There is something wrong with the implementation because it was not intended that way.
The most obvious places to look for mistakes is UNQ_C6 next_symbol() and UNQ_C7 sampling_decode functions. In particular, how do you check for “end of sequence” token in sampling_decode() or how do you choose the next symbol in next_symbol() function (you can find some hints here).
I have doubled checked many time. For next_symbol() I chose the next token by log_probs = output[0,token_length,:], where token_length is the unpadded token length from the cur_output_tokens.
For sampling_decode(), the end of the sentence is determined by "while cur_output != EOS: ".
It seems my translated sentence in German (back to English) is “I love love the languages languages…”" There is a tendency to repeat every word. Does it mean that my log_probs should be taking the next item output[0,token_length+1,:]? I tried this and it doesn’t work either. Same output. by counting the position it doesn’t make sense as token length as an index is one position after current token because index start from 0.

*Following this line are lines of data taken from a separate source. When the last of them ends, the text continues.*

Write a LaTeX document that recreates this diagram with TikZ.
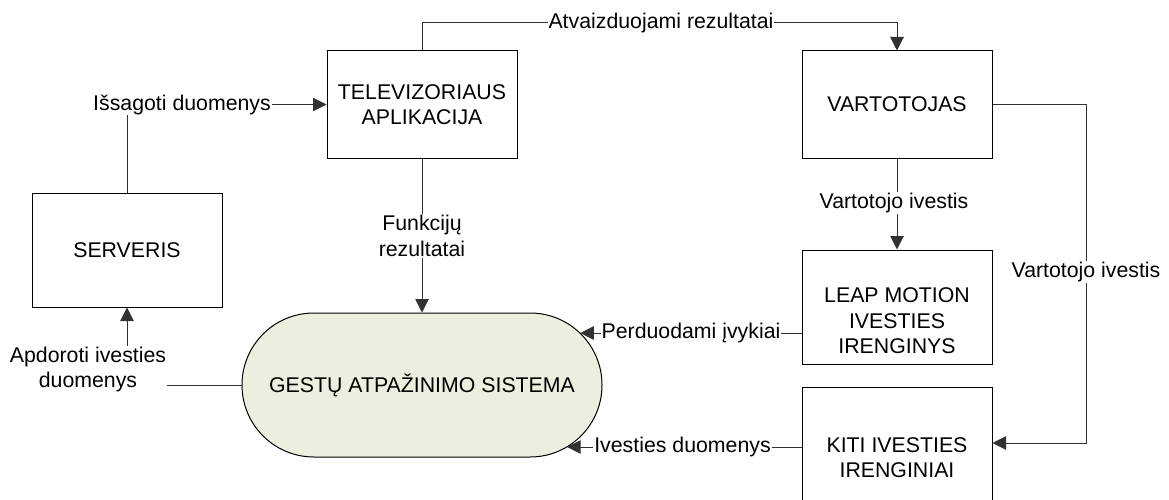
\documentclass[tikz,border=0pt]{standalone}
\usepackage{fontspec}
\setmainfont{Liberation Sans}
\usetikzlibrary{arrows.meta,calc}
\definecolor{procfill}{RGB}{235,240,222}
\definecolor{flowline}{RGB}{50,50,50}
\begin{document}
\begin{tikzpicture}[x=1pt,y=-1pt,
  every node/.style={font=\fontsize{21.3}{25.5}\selectfont, inner sep=0pt},
  entity/.style={draw=black, line width=1pt, minimum width=190pt, align=center},
  process/.style={draw=black, line width=1pt, fill=procfill, minimum width=360pt,
    minimum height=144pt, rounded corners=71.9pt},
  flow/.style={draw=flowline, line width=1pt},
  arrowflow/.style={flow, -{Triangle[length=13.5pt,width=13.5pt]}},
  flowlabel/.style={fill=white, inner xsep=1pt, inner ysep=1pt, align=center},
]
\useasboundingbox (0,0) rectangle (1169,500);
\clip (0,0) rectangle (1169,500);

% external entities
\node[entity, minimum height=107pt] (tv) at (422,104.5) {TELEVIZORIAUS\\APLIKACIJA};
\node[entity, minimum height=107pt] (user) at (897,104.5) {VARTOTOJAS};
\node[entity, minimum height=114pt] (server) at (127,250) {SERVERIS};
\node[entity, minimum height=114pt] (leap) at (897,307) {};
\node[align=center] (leaptext) at (897,321) {LEAP MOTION\\IVESTIES\\IRENGINYS};
\node[entity, minimum height=141pt] (kiti) at (897,457.5) {KITI IVESTIES\\IRENGINIAI};

% central process
\node[process] (gest) at (422,385) {GESTŲ ATPAŽINIMO SISTEMA};

% ports on the rounded end of the process
\coordinate (gin1) at ($(gest.east)+(-22.2,-52)$);
\coordinate (gin2) at ($(gest.east)+(-35.4,62)$);
\coordinate (kin) at ($(kiti.east)+(0,-14.5)$);

% data flows
\draw[arrowflow] (tv.north) -- ++(0,-28) -| (user.north);
\draw[arrowflow] (server.north) |- (tv.west);
\draw[arrowflow] (tv.south) -- (gest.north);
\draw[arrowflow] (gest.west) -| (server.south);
\draw[arrowflow] (user.south) -- (leap.north);
\draw[arrowflow] (user.east) -- ++(94,0) |- (kin);
\draw[arrowflow] (gin1 -| leap.west) -- (gin1);
\draw[arrowflow] (gin2 -| kiti.west) -- (gin2);

% flow labels
\node[flowlabel] (l1) at (661,23) {Atvaizduojami rezultatai};
\node[flowlabel] (l2) at (182,104.5) {Išsagoti duomenys};
\node[flowlabel] (l3) at (422,236) {Funkcijų\\rezultatai};
\node[flowlabel] (l4) at (88,369.5) {Apdoroti ivesties\\duomenys};
\node[flowlabel] (l5) at (894,203) {Vartotojo ivestis};
\node[flowlabel] (l6) at (1086,272) {Vartotojo ivestis};
\node[flowlabel] (l7) at (691,333) {Perduodami įvykiai};
\node[flowlabel] (l8) at (682.5,447) {Ivesties duomenys};
\end{tikzpicture}
\end{document}
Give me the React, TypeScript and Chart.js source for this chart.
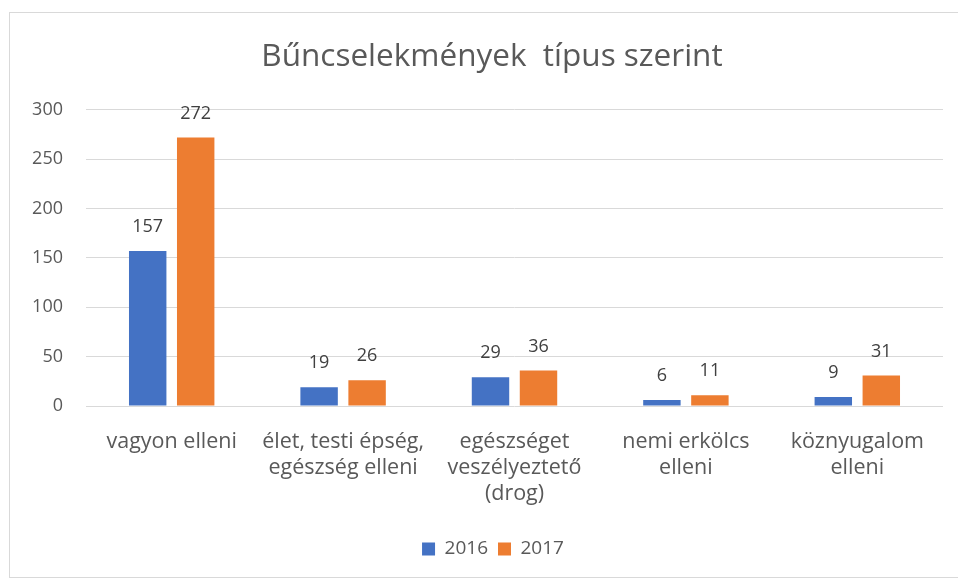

For symbol, after casting to int() the log_softmax, do we need to use ind2Word to convert the index to the tensor of the word? It doesn’t seem to suggest this as ind2Word was not passed to the function and I think we are not encourage to use global functions within functions?
A follow up question, in next_symbol function, when padding the length of the inputs for the cur_output_tokens, why do we use the length of the cur_output_tokens length to calculate the power of 2 padded length? why don’t we use the input token length to calculate the padded length as the input token length is most of the time longer than the partially translated cur_output tokens? does the padded length of input tokens and cur_output_tokens need to be the same or different? Or are they not correlated?
No, we have function for that which has vocab_file as a parameter. detokenize(...) is and should be a global function because we don’t want different behaviors of detokenization for different functions.
Padding is needed for batch processing. The model was trained on mini-batches, so all sentences for training in a mini-batch should have the same length (to form matrices, which by definition should have the same number of columns for each row).
In theory, the next_symbol(...) function (the inference) does not need padding and it works without padding (I’m not sure why the course creators asked learners for it). For example, padded = cur_output_tokens +  would work without problems and it would make the last predicted symbol selection simpler (with just -1 index).
They are correlated but does not have to be the same.
These are two separate matrices for training and they can have different number of columns - thus can be different column count (padding). But they are correlated since the longest English sentence would correlate with the longest German sentence in the mini-batch (longest English sentence length \approx longest German sentence length).
Oh my lord. Thank you for this last summary comment. Turns out I was using 2^ instead of 2** and that was causing my issue. Thank you PZ2004 for posting the issue and arvyzukai for the solution and where to look.